Yves Préfontaine, Boréal, Montréal, Éditions d’Orphée, 1957, 109 pages.
En 1957, Yves préfontaine (1937-2019) a publié deux recueils de poésie : Les temples effondrés et Boréal. Les deux voguent dans les mêmes eaux.
« Tous les poèmes compris dans ce recueil s’échelonnent sur une période allant de 1954 à 1955, les premiers étant “La Cloison” et “Monologue de celui qui porta les derniers pas au bout de la Route”, les plus récents étant “Boréal” et “Les Assoiffés du Chiffre noir”. “Rivage”, “Mirage”, “Écueil” et “Naufrage” furent écrits à Trois-Pistoles et au phare de l’Isle-Verte. »
Déjà les sous-titres des nombreuses parties du recueil donnent une idée de la noirceur qui le traverse : « Boréal, Paysage cauchemar I, Paysage cauchemar II, Paysage cauchemar III, Pas dans le brouillard, Mirage, Naufrage, Cataracte du vide, Monologue, Rivage, La cloison, Écueil, L’instant qui marche, Les assoiffés du chiffre noir. »
Le début du recueil offre aussi un bon aperçu de la débauche verbale qui est la sienne : « Les volutes lointaines d’acier fluorescent tournoyent du fond des steppes hurlantes — // Boréal. // Tes arbres blêmes d’un froid planétaire poursuivent à grands siècles le silence d’une lumière close au souffle acide des mers figées, le silence des neiges aux épousailles sèches de vide. »

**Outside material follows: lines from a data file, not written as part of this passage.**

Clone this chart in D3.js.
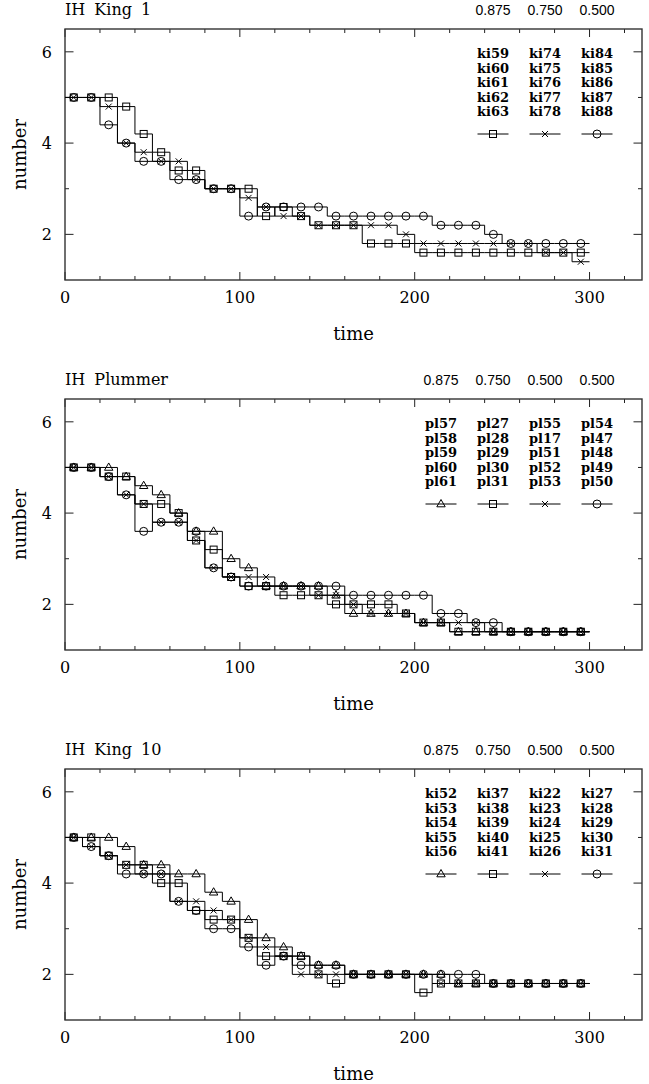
<!DOCTYPE html>
<html>
<head>
<meta charset="utf-8">
<script src="https://cdn.jsdelivr.net/npm/d3@7"></script>
<style>
body { margin: 0; background: #fff; }
svg { display: block; }
.title, .axis-label, .tick-label { font-family: 'DejaVu Serif', serif; fill: #000; }
.legend-head { font-family: 'Liberation Sans', Arial, sans-serif; font-size: 14px; fill: #000; }
.legend-name { font-family: 'DejaVu Serif', serif; font-weight: bold; font-size: 13px; fill: #000; }
</style>
</head>
<body>
<script>
// sampling times (centre of each 10-unit bin)
const times = [5, 15, 25, 35, 45, 55, 65, 75, 85, 95, 105, 115, 125, 135, 145,
	155, 165, 175, 185, 195, 205, 215, 225, 235, 245, 255, 265, 275, 285, 295]

// IH King 1
const king1Square = [5.0, 5.0, 5.0, 4.8, 4.2, 3.8, 3.4, 3.4, 3.0, 3.0, 3.0, 2.4, 2.6, 2.4, 2.2,
	2.2, 2.2, 1.8, 1.8, 1.8, 1.6, 1.6, 1.6, 1.6, 1.6, 1.6, 1.6, 1.6, 1.6, 1.6]
const king1Cross = [5.0, 5.0, 4.8, 4.0, 3.8, 3.6, 3.6, 3.2, 3.0, 3.0, 2.8, 2.6, 2.4, 2.4, 2.2,
	2.2, 2.2, 2.2, 2.2, 2.0, 1.8, 1.8, 1.8, 1.8, 1.8, 1.8, 1.8, 1.6, 1.6, 1.4]
const king1Circle = [5.0, 5.0, 4.4, 4.0, 3.6, 3.6, 3.2, 3.2, 3.0, 3.0, 2.4, 2.6, 2.6, 2.6, 2.6,
	2.4, 2.4, 2.4, 2.4, 2.4, 2.4, 2.2, 2.2, 2.2, 2.0, 1.8, 1.8, 1.8, 1.8, 1.8]

// IH Plummer
const plumTriangle = [5.0, 5.0, 5.0, 4.8, 4.6, 4.4, 4.0, 3.6, 3.6, 3.0, 2.8, 2.4, 2.4, 2.4, 2.4,
	2.2, 1.8, 1.8, 1.8, 1.8, 1.6, 1.6, 1.4, 1.4, 1.4, 1.4, 1.4, 1.4, 1.4, 1.4]
const plumSquare = [5.0, 5.0, 4.8, 4.8, 4.2, 4.2, 4.0, 3.4, 3.2, 2.6, 2.4, 2.4, 2.2, 2.2, 2.2,
	2.0, 2.0, 2.0, 2.0, 1.8, 1.6, 1.6, 1.4, 1.4, 1.4, 1.4, 1.4, 1.4, 1.4, 1.4]
const plumCross = [5.0, 5.0, 4.8, 4.4, 4.2, 3.8, 3.8, 3.4, 2.8, 2.6, 2.6, 2.6, 2.4, 2.4, 2.2,
	2.2, 2.0, 1.8, 1.8, 1.8, 1.6, 1.6, 1.6, 1.6, 1.4, 1.4, 1.4, 1.4, 1.4, 1.4]
const plumCircle = [5.0, 5.0, 4.8, 4.4, 3.6, 3.8, 3.8, 3.6, 2.8, 2.6, 2.4, 2.4, 2.4, 2.4, 2.4,
	2.4, 2.2, 2.2, 2.2, 2.2, 2.2, 1.8, 1.8, 1.6, 1.6, 1.4, 1.4, 1.4, 1.4, 1.4]

// IH King 10
const king10Triangle = [5.0, 5.0, 5.0, 4.8, 4.4, 4.4, 4.2, 4.2, 3.8, 3.6, 3.2, 2.8, 2.6, 2.4, 2.2,
	2.2, 2.0, 2.0, 2.0, 2.0, 2.0, 2.0, 1.8, 1.8, 1.8, 1.8, 1.8, 1.8, 1.8, 1.8]
const king10Square = [5.0, 5.0, 4.6, 4.4, 4.4, 4.0, 4.0, 3.4, 3.2, 3.2, 2.8, 2.4, 2.4, 2.4, 2.0,
	1.8, 2.0, 2.0, 2.0, 2.0, 1.6, 1.8, 1.8, 1.8, 1.8, 1.8, 1.8, 1.8, 1.8, 1.8]
const king10Cross = [5.0, 4.8, 4.6, 4.4, 4.2, 4.2, 3.6, 3.6, 3.4, 3.2, 2.8, 2.6, 2.4, 2.0, 2.0,
	2.0, 2.0, 2.0, 2.0, 2.0, 2.0, 1.8, 1.8, 1.8, 1.8, 1.8, 1.8, 1.8, 1.8, 1.8]
const king10Circle = [5.0, 4.8, 4.6, 4.2, 4.2, 4.2, 3.6, 3.4, 3.0, 3.0, 2.6, 2.2, 2.4, 2.2, 2.2,
	2.2, 2.0, 2.0, 2.0, 2.0, 2.0, 2.0, 2.0, 2.0, 1.8, 1.8, 1.8, 1.8, 1.8, 1.8]

// legend texts
const king1Heads = ['0.875', '0.750', '0.500']
const king1Names = [
	['ki59', 'ki60', 'ki61', 'ki62', 'ki63'],
	['ki74', 'ki75', 'ki76', 'ki77', 'ki78'],
	['ki84', 'ki85', 'ki86', 'ki87', 'ki88']]
const plumHeads = ['0.875', '0.750', '0.500', '0.500']
const plumNames = [
	['pl57', 'pl58', 'pl59', 'pl60', 'pl61'],
	['pl27', 'pl28', 'pl29', 'pl30', 'pl31'],
	['pl55', 'pl17', 'pl51', 'pl52', 'pl53'],
	['pl54', 'pl47', 'pl48', 'pl49', 'pl50']]
const king10Heads = ['0.875', '0.750', '0.500', '0.500']
const king10Names = [
	['ki52', 'ki53', 'ki54', 'ki55', 'ki56'],
	['ki37', 'ki38', 'ki39', 'ki40', 'ki41'],
	['ki22', 'ki23', 'ki24', 'ki25', 'ki26'],
	['ki27', 'ki28', 'ki29', 'ki30', 'ki31']]

const xDomain = [0, 330]
const yDomain = [1, 6.5]
const xTickLabels = [0, 100, 200, 300]
const yTickLabels = [2, 4, 6]

const panels = [
	{ title: 'IH King 1', heads: king1Heads, names: king1Names,
		series: [king1Square, king1Cross, king1Circle], symbols: ['square', 'cross', 'circle'] },
	{ title: 'IH Plummer', heads: plumHeads, names: plumNames,
		series: [plumTriangle, plumSquare, plumCross, plumCircle], symbols: ['triangle', 'square', 'cross', 'circle'] },
	{ title: 'IH King 10', heads: king10Heads, names: king10Names,
		series: [king10Triangle, king10Square, king10Cross, king10Circle], symbols: ['triangle', 'square', 'cross', 'circle'] }
]

const W = 649
const H = 1084
const margin = { left: 65, top: 29 }
const plotW = 577
const plotH = 251
const panelStep = 370
const binHalf = 5

const scaleX = d3.scaleLinear().domain(xDomain).range([0, plotW])
const scaleY = d3.scaleLinear().domain(yDomain).range([plotH, 0])

const svg = d3.select('body').append('svg')
	.attr('width', W)
	.attr('height', H)

function drawSymbol(g, type, x, y) {
	const s = g.append('g')
		.attr('transform', `translate(${x}, ${y})`)
		.attr('fill', 'none')
		.attr('stroke', '#000')
		.attr('stroke-width', 1)
	if (type === 'square') {
		s.append('rect').attr('x', -3.5).attr('y', -3.5).attr('width', 7).attr('height', 7)
	} else if (type === 'circle') {
		s.append('circle').attr('r', 4)
	} else if (type === 'cross') {
		s.append('path').attr('d', 'M-3,-3L3,3M-3,3L3,-3')
	} else if (type === 'triangle') {
		s.append('path').attr('d', 'M0,-4.5L4.2,2.8L-4.2,2.8Z')
	}
}

function drawPanel(p, i) {
	const g = svg.append('g')
		.attr('transform', `translate(${margin.left}, ${margin.top + i * panelStep})`)

	// ticks, bottom + top
	const xMinor = d3.range(0, xDomain[1], 20)
	xMinor.forEach(t => {
		const len = t % 100 === 0 ? 8 : 4
		g.append('line').attr('x1', scaleX(t)).attr('x2', scaleX(t))
			.attr('y1', plotH).attr('y2', plotH - len).attr('stroke', '#222')
		g.append('line').attr('x1', scaleX(t)).attr('x2', scaleX(t))
			.attr('y1', 0).attr('y2', len).attr('stroke', '#222')
	})
	const yMinor = d3.range(2, 7, 1)
	yMinor.forEach(v => {
		const len = v % 2 === 0 ? 8.5 : 4
		g.append('line').attr('x1', 0).attr('x2', len)
			.attr('y1', scaleY(v)).attr('y2', scaleY(v)).attr('stroke', '#222')
		g.append('line').attr('x1', plotW).attr('x2', plotW - len)
			.attr('y1', scaleY(v)).attr('y2', scaleY(v)).attr('stroke', '#222')
	})

	// frame
	g.append('rect')
		.attr('width', plotW)
		.attr('height', plotH)
		.attr('fill', 'none')
		.attr('stroke', '#333')
		.attr('stroke-width', 1.4)

	g.selectAll('.xlab')
		.data(xTickLabels)
		.enter().append('text')
			.attr('class', 'tick-label')
			.attr('x', d => scaleX(d))
			.attr('y', plotH + 23)
			.attr('text-anchor', 'middle')
			.style('font-size', '16px')
			.text(d => d)

	g.selectAll('.ylab')
		.data(yTickLabels)
		.enter().append('text')
			.attr('class', 'tick-label')
			.attr('x', -13)
			.attr('y', d => scaleY(d))
			.attr('dy', '0.36em')
			.attr('text-anchor', 'end')
			.style('font-size', '16px')
			.text(d => d)

	g.append('text')
		.attr('class', 'title')
		.attr('x', 0)
		.attr('y', -14)
		.style('font-size', '16px')
		.style('word-spacing', '4px')
		.text(p.title)

	g.append('text')
		.attr('class', 'axis-label')
		.attr('x', plotW / 2)
		.attr('y', plotH + 60)
		.attr('text-anchor', 'middle')
		.style('font-size', '18px')
		.text('time')

	g.append('text')
		.attr('class', 'axis-label')
		.attr('transform', `translate(-45, ${plotH / 2}) rotate(-90)`)
		.attr('dy', '0.35em')
		.attr('text-anchor', 'middle')
		.style('font-size', '18px')
		.text('number')

	// step lines
	const line = d3.line()
		.x(d => scaleX(d[0]))
		.y(d => scaleY(d[1]))
		.curve(d3.curveStepAfter)

	p.series.forEach((vals, k) => {
		const pts = times.map((t, j) => [t - binHalf, vals[j]])
		pts.push([times[times.length - 1] + binHalf, vals[vals.length - 1]])
		g.append('path')
			.attr('d', line(pts))
			.attr('fill', 'none')
			.attr('stroke', '#000')
			.attr('stroke-width', 1)
		times.forEach((t, j) => drawSymbol(g, p.symbols[k], scaleX(t), scaleY(vals[j])))
	})

	// legend (columns right aligned)
	const nCol = p.heads.length
	p.heads.forEach((h, j) => {
		const cx = 532 - 52 * (nCol - 1 - j)
		g.append('text')
			.attr('class', 'legend-head')
			.attr('x', cx)
			.attr('y', -14)
			.attr('text-anchor', 'middle')
			.text(h)
		p.names[j].forEach((n, r) => {
			g.append('text')
				.attr('class', 'legend-name')
				.attr('x', cx)
				.attr('y', 29 + r * 14.6)
				.attr('text-anchor', 'middle')
				.text(n)
		})
		g.append('line')
			.attr('x1', cx - 15.5).attr('x2', cx + 15.5)
			.attr('y1', 105).attr('y2', 105)
			.attr('stroke', '#000')
		drawSymbol(g, p.symbols[j], cx, 105)
	})
}

panels.forEach(drawPanel)
</script>
</body>
</html>
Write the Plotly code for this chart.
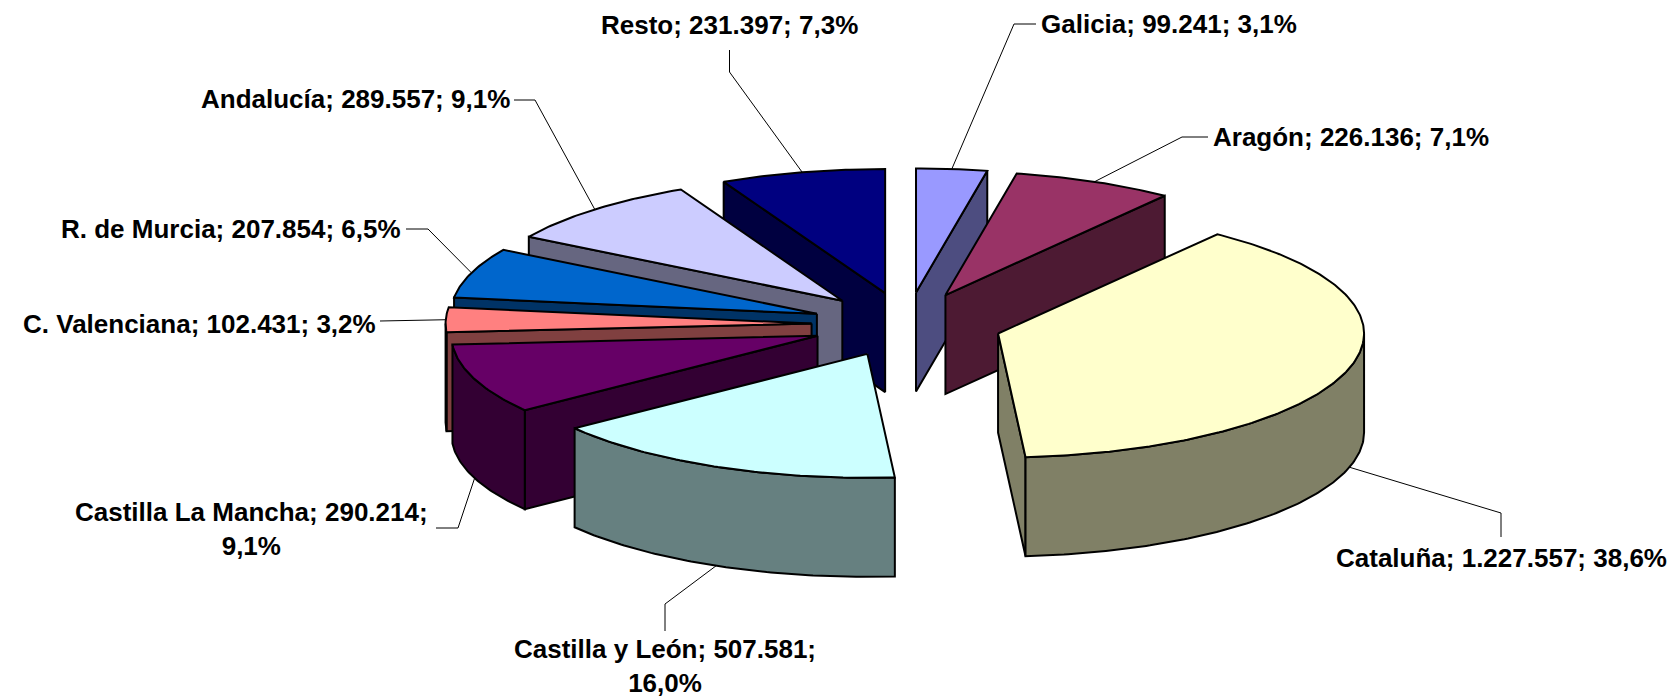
import numpy as np
import plotly.graph_objects as go

# ---------------- data ----------------
regions = ["Galicia", "Aragón", "Cataluña", "Castilla y León", "Castilla La Mancha",
           "C. Valenciana", "R. de Murcia", "Andalucía", "Resto"]
values = [99241, 226136, 1227557, 507581, 290214, 102431, 207854, 289557, 231397]
wrap_label = [False, False, False, True, True, False, False, False, False]

# ---------------- style ----------------
top_colors = ["#9999FF", "#993366", "#FFFFCC", "#CCFFFF", "#660066",
              "#FF8080", "#0066CC", "#CCCCFF", "#000080"]
side_colors = ["#4D4D80", "#4D1A33", "#808066", "#668080", "#330033",
               "#804040", "#003366", "#666680", "#000040"]

W, H = 1677, 698
CX, CY = 906.7, 324.5      # pie centre (px)
RX, RY = 366.0, 124.0      # ellipse radii (px)
DEPTH = 99.0               # thickness (px)
EXPLODE = 0.26             # fraction of radius
FONT = dict(family="Liberation Sans, Arial, sans-serif", size=26, color="black")

# label layout: text x, text y, xanchor, elbow point, end point (towards text)
label_layout = [
    (1039, 24, "left", (1014, 24), (1036, 24)),
    (1211, 137, "left", (1182, 137), (1208, 137)),
    (1501, 558, "center", (1501, 513), (1501, 537)),
    (665, 666, "center", (665, 604), (665, 631)),
    (251, 529, "center", (458, 528), (436, 528)),
    (378, 324, "right", (402, 321), (380, 321)),
    (403, 229, "right", (428, 229), (406, 229)),
    (512, 99, "right", (535, 100), (514, 100)),
    (729, 25, "center", (729.5, 72), (729.5, 50)),
]

total = sum(values)
fracs = [v / total for v in values]
cum = np.concatenate([[0], np.cumsum(fracs)]) * 360.0


def rim(theta, ox, oy, dz=0.0):
    t = np.radians(theta)
    return ox + RX * np.sin(t), oy - RY * np.cos(t) + dz


def arc(a, b, ox, oy, dz=0.0):
    n = max(int(abs(b - a) * 1.5), 4)
    th = np.linspace(a, b, n)
    x, y = rim(th, ox, oy, dz)
    return list(x), list(y)


fig = go.Figure()


def poly(xs, ys, color):
    fig.add_trace(go.Scatter(x=xs + [xs[0]], y=ys + [ys[0]], mode="lines",
                             fill="toself", fillcolor=color,
                             line=dict(color="black", width=2),
                             hoverinfo="skip", showlegend=False))


slices = []
for i in range(len(values)):
    a, b = cum[i], cum[i + 1]
    m = (a + b) / 2
    ox = CX + EXPLODE * RX * np.sin(np.radians(m))
    oy = CY - EXPLODE * RY * np.cos(np.radians(m))
    slices.append((i, a, b, m, ox, oy))

order = sorted(slices, key=lambda s: -np.cos(np.radians(s[3])))

for i, a, b, m, ox, oy in order:
    side = side_colors[i]
    # radial start wall
    if np.sin(np.radians(a)) < -1e-6:
        rx_, ry_ = rim(a, ox, oy)
        poly([ox, rx_, rx_, ox], [oy, ry_, ry_ + DEPTH, oy + DEPTH], side)
    # radial end wall
    if np.sin(np.radians(b)) > 1e-6:
        rx_, ry_ = rim(b, ox, oy)
        poly([ox, rx_, rx_, ox], [oy, ry_, ry_ + DEPTH, oy + DEPTH], side)
    # curved outer wall (front half)
    lo, hi = max(a, 90.0), min(b, 270.0)
    if hi > lo:
        tx, ty = arc(lo, hi, ox, oy)
        bx, by = arc(hi, lo, ox, oy, DEPTH)
        poly(tx + bx, ty + by, side)
    # top face
    tx, ty = arc(a, b, ox, oy)
    poly([ox] + tx, [oy] + ty, top_colors[i])

# labels and leader lines
for i, a, b, m, ox, oy in slices:
    front = 90 < m < 270
    ax_, ay_ = rim(m, ox, oy, DEPTH if front else 0.0)
    tx, ty, xa, elbow, end = label_layout[i]
    fig.add_trace(go.Scatter(x=[ax_, elbow[0], end[0]], y=[ay_, elbow[1], end[1]],
                             mode="lines", line=dict(color="black", width=1),
                             hoverinfo="skip", showlegend=False))
    val = f"{values[i]:,}".replace(",", ".")
    pct = f"{fracs[i] * 100:.1f}".replace(".", ",") + "%"
    sep = "<br>" if wrap_label[i] else " "
    text = f"<b>{regions[i]}; {val};{sep}{pct}</b>"
    fig.add_annotation(x=tx, y=ty, text=text, showarrow=False, xanchor=xa,
                       yanchor="middle", align="center", font=FONT)

fig.update_layout(
    width=W, height=H, margin=dict(l=0, r=0, t=0, b=0),
    paper_bgcolor="white", plot_bgcolor="white",
    xaxis=dict(range=[0, W], visible=False, fixedrange=True),
    yaxis=dict(range=[H, 0], visible=False, fixedrange=True),
)

fig.write_html("out.html",
               config={"displayModeBar": False, "staticPlot": True},
               post_script="document.body.style.margin='0';document.body.style.overflow='hidden';")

Préfontaine décrit un monde où tout est dévasté comme si une guerre ou un désastre planétaire avait tout rasé : « Il fait une atmosphère vaste de vents chantant dans les cils. Il fait un siècle d’arbres foudroyés et de paysages dévastés. Des mers de sang sous des soleils pâles grondent d’un éclat métallique sur les plages pourpres et visqueuses où courent de minces végétaux versicolores. »
Un homme erre dans ces ruines à la recherche de quelque « plénitude ». Il ne rencontre que solitude, sentiment d’étouffement, visions macabres, monde sans amour et sans Dieu, peuple de fantômes, univers glacial, brûlé, boueux. Au bout de la route, il est un gouffre et ses « miasmes enivrants et pernicieux » : « je pourrai plonger dans les délices effrayants de l’abîme, et laisser les ronces au monstre dont le monstre me souffle l’épaule ». Et le marcheur choisit de s’y jeter : « Alors surgissait l’ivresse de la chute. Tout mon être devenait vertige et tourbillon. Je roulais vers des vides immenses, vers d’épouvantables cultes. » Le recueil (ou la chute) se termine ainsi : « Le Chiffre noir et sacral aspirera l’urne gorgée de nos sangs en glaives de patience. » Où sommes-nous rendus ? Que symbolise ce « Chiffre noir »?
Cette vision catastrophée du monde nous rappelle P.-M. Lapointe et Gauvreau. Ce serait tentant d’y voir une allégorie de la « grande noirceur », mais aucun lien concret nous y conduit.
Une nouvelle édition, corrigée par l'auteur et comprenant un poème inédit, a été publiée aux éditions de l’Estérel en 1967.